» Task inputs
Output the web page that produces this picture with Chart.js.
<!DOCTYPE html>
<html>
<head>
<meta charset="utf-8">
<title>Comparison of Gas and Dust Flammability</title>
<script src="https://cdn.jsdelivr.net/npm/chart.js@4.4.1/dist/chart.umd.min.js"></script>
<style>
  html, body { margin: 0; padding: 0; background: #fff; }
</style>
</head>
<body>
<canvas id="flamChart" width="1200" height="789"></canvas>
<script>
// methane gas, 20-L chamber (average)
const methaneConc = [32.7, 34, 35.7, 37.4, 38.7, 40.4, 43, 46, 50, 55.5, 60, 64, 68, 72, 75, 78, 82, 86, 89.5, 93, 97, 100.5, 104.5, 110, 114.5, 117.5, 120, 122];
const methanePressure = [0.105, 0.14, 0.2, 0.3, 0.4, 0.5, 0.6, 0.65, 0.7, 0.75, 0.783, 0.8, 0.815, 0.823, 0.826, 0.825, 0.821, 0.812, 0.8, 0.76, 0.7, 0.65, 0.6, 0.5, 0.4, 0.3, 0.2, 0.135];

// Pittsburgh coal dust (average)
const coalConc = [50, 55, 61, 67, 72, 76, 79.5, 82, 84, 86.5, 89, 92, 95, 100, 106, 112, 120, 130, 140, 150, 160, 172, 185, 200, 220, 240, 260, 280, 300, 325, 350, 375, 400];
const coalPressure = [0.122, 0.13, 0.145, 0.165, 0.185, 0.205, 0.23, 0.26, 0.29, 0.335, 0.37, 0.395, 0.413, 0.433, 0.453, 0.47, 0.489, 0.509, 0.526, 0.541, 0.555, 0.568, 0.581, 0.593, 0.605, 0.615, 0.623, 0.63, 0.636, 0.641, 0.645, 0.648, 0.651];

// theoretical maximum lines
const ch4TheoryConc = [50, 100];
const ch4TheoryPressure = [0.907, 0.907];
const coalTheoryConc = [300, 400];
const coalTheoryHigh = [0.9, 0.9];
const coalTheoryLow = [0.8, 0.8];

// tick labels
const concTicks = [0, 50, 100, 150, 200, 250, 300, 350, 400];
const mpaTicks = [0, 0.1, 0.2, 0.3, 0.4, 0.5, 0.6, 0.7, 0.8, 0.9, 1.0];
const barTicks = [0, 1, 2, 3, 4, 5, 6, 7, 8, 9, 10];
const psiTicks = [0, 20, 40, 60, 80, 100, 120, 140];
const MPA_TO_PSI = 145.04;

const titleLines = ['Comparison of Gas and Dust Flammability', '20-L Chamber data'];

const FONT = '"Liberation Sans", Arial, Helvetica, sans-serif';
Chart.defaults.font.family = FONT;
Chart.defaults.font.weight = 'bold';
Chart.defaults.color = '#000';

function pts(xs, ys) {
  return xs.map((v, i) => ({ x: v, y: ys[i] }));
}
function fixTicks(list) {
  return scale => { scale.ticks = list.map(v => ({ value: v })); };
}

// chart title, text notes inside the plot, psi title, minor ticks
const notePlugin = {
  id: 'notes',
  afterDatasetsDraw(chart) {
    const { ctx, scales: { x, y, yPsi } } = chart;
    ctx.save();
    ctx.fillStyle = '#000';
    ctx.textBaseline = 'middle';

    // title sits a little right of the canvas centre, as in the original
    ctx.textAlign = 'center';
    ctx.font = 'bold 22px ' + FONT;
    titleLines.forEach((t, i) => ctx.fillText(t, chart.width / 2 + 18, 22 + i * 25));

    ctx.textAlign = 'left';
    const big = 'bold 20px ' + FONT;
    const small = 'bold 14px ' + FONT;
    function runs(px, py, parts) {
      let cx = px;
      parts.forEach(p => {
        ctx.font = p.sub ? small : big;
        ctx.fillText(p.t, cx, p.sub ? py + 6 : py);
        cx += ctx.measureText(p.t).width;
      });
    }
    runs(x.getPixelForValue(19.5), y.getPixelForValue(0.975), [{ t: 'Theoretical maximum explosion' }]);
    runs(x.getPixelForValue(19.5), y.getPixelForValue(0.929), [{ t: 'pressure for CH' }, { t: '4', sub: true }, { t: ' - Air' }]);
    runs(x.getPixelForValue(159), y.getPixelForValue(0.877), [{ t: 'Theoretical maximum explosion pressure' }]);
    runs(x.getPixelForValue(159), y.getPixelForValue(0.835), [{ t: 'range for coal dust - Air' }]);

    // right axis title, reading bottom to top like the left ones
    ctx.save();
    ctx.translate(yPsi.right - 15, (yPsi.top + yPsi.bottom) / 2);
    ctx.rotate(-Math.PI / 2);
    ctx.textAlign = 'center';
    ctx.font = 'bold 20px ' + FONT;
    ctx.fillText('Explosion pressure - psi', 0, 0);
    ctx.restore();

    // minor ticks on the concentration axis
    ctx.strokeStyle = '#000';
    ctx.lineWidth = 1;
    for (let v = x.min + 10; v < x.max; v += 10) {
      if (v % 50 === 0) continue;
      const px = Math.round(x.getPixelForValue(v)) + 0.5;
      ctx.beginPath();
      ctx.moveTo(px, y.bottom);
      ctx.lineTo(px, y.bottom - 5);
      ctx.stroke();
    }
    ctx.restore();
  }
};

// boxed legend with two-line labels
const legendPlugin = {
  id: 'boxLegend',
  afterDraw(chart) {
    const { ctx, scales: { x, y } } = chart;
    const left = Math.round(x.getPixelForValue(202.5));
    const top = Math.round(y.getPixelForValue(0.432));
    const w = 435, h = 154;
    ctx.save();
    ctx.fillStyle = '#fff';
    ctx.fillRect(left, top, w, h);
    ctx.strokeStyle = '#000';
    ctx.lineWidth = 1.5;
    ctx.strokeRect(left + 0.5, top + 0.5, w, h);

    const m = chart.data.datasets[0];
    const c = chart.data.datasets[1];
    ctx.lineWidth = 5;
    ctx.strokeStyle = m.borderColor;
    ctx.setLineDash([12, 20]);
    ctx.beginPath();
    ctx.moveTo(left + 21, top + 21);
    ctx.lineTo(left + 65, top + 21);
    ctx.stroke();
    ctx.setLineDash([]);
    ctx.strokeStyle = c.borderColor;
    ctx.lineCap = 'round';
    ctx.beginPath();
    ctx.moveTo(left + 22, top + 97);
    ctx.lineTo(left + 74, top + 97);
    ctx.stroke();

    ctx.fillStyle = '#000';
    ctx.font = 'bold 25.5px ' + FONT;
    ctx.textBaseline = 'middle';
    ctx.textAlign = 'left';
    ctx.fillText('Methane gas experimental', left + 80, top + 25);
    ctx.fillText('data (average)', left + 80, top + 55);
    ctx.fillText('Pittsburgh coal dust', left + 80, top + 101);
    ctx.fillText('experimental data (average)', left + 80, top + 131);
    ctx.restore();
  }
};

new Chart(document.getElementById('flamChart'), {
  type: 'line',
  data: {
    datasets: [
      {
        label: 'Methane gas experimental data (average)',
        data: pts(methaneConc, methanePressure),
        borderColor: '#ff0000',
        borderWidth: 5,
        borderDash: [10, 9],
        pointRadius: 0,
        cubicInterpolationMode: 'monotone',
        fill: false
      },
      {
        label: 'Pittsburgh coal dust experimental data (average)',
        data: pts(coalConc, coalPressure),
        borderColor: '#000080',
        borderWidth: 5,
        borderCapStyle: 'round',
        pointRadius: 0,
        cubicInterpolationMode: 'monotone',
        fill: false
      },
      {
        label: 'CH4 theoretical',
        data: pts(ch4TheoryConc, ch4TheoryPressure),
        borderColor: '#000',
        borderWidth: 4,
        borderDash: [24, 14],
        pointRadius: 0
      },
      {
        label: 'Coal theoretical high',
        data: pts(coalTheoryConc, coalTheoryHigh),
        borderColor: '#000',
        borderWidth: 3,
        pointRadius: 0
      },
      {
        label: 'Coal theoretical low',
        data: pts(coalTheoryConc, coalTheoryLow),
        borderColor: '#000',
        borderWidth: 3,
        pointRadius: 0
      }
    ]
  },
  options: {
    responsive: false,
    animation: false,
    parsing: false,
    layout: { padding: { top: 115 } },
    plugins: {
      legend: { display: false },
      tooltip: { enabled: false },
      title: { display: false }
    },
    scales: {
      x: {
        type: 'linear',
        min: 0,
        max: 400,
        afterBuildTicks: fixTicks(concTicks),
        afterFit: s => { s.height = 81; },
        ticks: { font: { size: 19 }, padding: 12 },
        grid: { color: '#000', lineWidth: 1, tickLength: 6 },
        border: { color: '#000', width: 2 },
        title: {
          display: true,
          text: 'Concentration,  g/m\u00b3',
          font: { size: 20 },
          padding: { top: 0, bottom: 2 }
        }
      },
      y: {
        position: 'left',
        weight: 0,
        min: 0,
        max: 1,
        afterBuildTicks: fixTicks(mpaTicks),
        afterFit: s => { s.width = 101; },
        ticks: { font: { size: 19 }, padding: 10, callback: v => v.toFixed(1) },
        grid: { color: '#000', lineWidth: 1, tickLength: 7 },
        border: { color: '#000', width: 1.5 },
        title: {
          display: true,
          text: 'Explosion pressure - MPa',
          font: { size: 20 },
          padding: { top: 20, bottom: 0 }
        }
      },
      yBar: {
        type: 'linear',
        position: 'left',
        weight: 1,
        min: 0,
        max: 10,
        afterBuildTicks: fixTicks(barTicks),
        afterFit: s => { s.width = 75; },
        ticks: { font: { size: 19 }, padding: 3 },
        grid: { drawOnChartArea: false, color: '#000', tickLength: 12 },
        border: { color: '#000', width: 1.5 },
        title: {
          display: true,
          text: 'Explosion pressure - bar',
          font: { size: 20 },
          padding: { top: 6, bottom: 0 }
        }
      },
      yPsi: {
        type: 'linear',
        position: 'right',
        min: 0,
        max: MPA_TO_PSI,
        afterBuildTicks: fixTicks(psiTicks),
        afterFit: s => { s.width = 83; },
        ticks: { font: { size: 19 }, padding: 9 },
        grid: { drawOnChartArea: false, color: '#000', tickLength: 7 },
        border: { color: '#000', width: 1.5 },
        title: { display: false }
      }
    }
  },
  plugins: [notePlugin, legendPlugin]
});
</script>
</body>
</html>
---
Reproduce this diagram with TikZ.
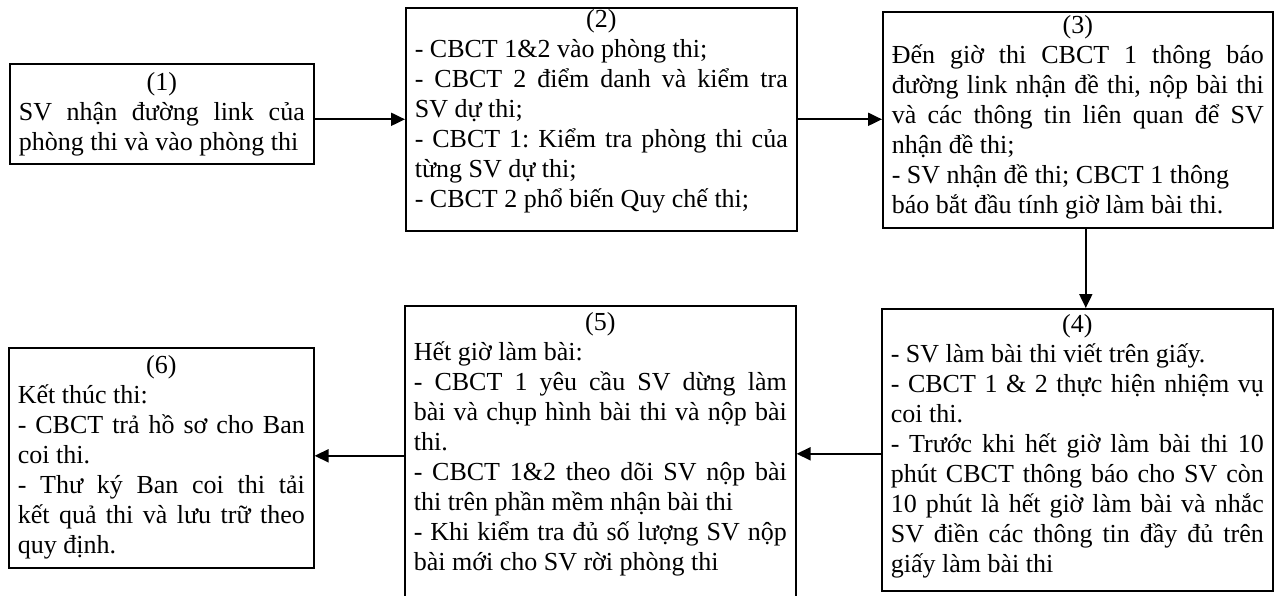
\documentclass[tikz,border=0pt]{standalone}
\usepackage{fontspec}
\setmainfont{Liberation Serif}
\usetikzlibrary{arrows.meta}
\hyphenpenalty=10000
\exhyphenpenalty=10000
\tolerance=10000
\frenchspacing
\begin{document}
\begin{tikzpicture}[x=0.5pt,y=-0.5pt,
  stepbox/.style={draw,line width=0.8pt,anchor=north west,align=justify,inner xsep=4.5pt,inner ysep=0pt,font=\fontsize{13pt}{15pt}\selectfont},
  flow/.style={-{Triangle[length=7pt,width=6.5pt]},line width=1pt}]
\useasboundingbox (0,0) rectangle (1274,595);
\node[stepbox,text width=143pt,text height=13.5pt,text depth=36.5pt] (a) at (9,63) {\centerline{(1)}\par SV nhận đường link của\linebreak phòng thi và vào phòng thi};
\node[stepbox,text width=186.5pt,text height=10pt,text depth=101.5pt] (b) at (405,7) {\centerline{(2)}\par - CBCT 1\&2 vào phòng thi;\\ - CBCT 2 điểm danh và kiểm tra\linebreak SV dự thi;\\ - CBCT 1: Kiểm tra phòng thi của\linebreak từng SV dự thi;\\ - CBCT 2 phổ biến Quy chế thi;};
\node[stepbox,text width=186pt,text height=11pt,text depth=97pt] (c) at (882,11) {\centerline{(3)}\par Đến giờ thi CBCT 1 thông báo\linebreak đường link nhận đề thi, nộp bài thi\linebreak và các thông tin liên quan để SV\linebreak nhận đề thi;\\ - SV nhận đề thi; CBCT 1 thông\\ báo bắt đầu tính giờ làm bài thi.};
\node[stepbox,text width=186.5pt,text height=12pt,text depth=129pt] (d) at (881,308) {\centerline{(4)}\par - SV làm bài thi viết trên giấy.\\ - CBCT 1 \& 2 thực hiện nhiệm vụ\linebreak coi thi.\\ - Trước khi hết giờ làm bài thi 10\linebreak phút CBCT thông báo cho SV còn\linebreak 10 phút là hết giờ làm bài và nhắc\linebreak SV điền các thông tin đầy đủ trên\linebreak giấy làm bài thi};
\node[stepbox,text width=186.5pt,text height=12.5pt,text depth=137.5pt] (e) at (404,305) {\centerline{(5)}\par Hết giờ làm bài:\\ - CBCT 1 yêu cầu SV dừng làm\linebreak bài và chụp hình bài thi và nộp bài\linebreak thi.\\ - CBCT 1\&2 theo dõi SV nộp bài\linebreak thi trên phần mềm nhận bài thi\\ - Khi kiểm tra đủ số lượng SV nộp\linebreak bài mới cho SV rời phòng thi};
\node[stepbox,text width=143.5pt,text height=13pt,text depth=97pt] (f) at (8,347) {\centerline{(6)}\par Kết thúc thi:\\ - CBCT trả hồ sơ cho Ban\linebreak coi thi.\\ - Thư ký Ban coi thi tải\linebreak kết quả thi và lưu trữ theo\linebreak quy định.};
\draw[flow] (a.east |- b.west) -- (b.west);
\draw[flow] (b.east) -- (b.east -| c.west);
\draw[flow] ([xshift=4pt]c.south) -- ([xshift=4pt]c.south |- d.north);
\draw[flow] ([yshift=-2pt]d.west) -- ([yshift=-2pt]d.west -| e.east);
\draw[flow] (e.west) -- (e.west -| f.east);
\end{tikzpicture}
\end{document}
* * *
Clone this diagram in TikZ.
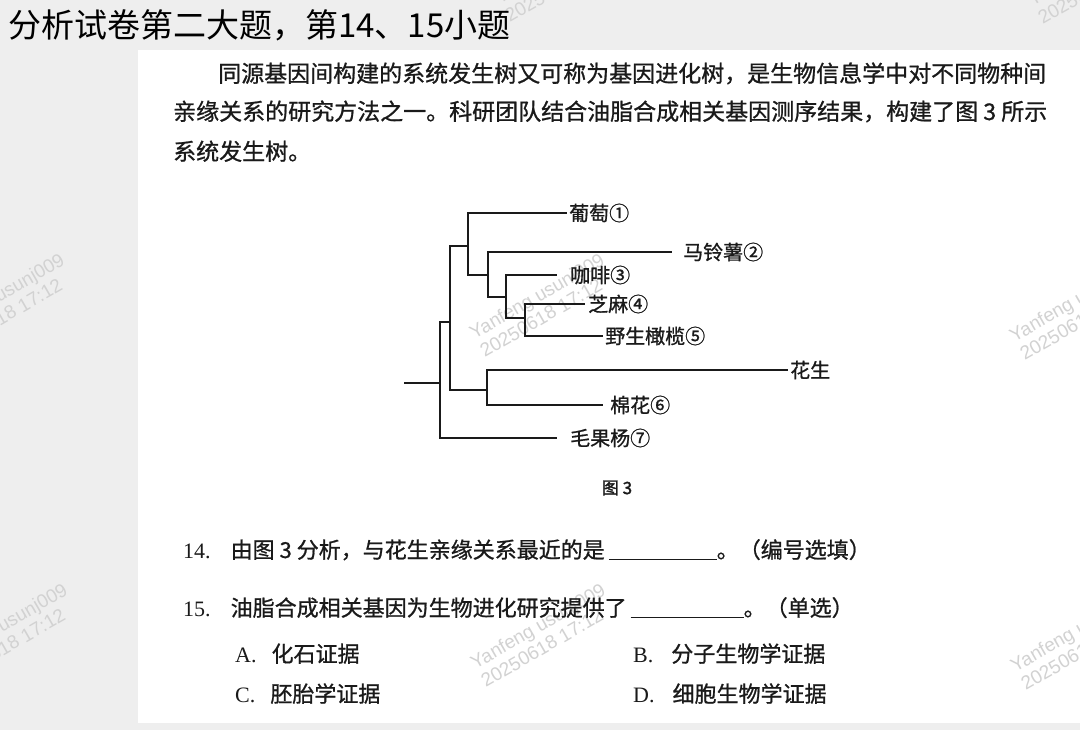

» Short exercise
Note each line of the entries that has "this" in it, and copy those lines.

» Solution
Output the web page that produces this picture with Chart.js.
Reproduce this diagram with TikZ.
Clone this diagram in TikZ.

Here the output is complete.